▸ **WRITTEN INSTRUCTION**
Leave out the pictures, and write out exactly the lines from the beginning of the material to the line holding "(client3) at (159,286.5)", that line included, and nothing else.
>> Begin DATASET EXCERPT
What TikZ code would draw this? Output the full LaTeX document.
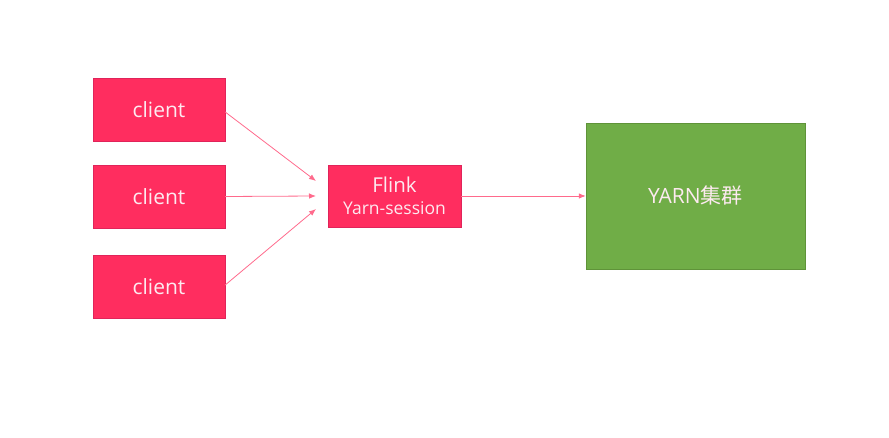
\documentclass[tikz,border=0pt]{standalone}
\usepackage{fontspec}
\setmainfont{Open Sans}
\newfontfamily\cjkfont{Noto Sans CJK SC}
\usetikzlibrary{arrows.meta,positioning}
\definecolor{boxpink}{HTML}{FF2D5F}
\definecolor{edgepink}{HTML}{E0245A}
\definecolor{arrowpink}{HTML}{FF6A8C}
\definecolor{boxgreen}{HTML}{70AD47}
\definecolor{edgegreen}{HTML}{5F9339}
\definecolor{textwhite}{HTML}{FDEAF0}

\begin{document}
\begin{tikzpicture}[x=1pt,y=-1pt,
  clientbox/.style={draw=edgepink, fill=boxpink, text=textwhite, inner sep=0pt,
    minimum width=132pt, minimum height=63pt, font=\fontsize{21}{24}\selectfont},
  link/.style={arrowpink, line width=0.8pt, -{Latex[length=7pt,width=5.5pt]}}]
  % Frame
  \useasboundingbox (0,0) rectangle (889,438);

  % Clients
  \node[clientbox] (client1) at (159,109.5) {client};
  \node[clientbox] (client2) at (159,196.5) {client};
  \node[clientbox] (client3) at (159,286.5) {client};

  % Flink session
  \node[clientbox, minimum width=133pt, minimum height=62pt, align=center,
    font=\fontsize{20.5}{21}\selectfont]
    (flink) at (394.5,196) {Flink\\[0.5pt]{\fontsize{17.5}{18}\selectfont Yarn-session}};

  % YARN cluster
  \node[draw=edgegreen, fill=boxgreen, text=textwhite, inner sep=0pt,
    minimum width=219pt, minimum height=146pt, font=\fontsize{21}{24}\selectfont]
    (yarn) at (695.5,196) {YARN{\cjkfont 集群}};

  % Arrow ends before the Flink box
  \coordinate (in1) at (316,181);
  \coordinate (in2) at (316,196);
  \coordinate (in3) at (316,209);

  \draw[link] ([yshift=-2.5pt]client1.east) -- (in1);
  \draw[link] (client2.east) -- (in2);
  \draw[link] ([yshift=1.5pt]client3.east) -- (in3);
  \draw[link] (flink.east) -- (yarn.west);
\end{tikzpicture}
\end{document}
>> End DATASET EXCERPT
▸ **OUTPUT OF THE TASK**
What TikZ code would draw this? Output the full LaTeX document.
\documentclass[tikz,border=0pt]{standalone}
\usepackage{fontspec}
\setmainfont{Open Sans}
\newfontfamily\cjkfont{Noto Sans CJK SC}
\usetikzlibrary{arrows.meta,positioning}
\definecolor{boxpink}{HTML}{FF2D5F}
\definecolor{edgepink}{HTML}{E0245A}
\definecolor{arrowpink}{HTML}{FF6A8C}
\definecolor{boxgreen}{HTML}{70AD47}
\definecolor{edgegreen}{HTML}{5F9339}
\definecolor{textwhite}{HTML}{FDEAF0}

\begin{document}
\begin{tikzpicture}[x=1pt,y=-1pt,
  clientbox/.style={draw=edgepink, fill=boxpink, text=textwhite, inner sep=0pt,
    minimum width=132pt, minimum height=63pt, font=\fontsize{21}{24}\selectfont},
  link/.style={arrowpink, line width=0.8pt, -{Latex[length=7pt,width=5.5pt]}}]
  % Frame
  \useasboundingbox (0,0) rectangle (889,438);

  % Clients
  \node[clientbox] (client1) at (159,109.5) {client};
  \node[clientbox] (client2) at (159,196.5) {client};
  \node[clientbox] (client3) at (159,286.5) {client};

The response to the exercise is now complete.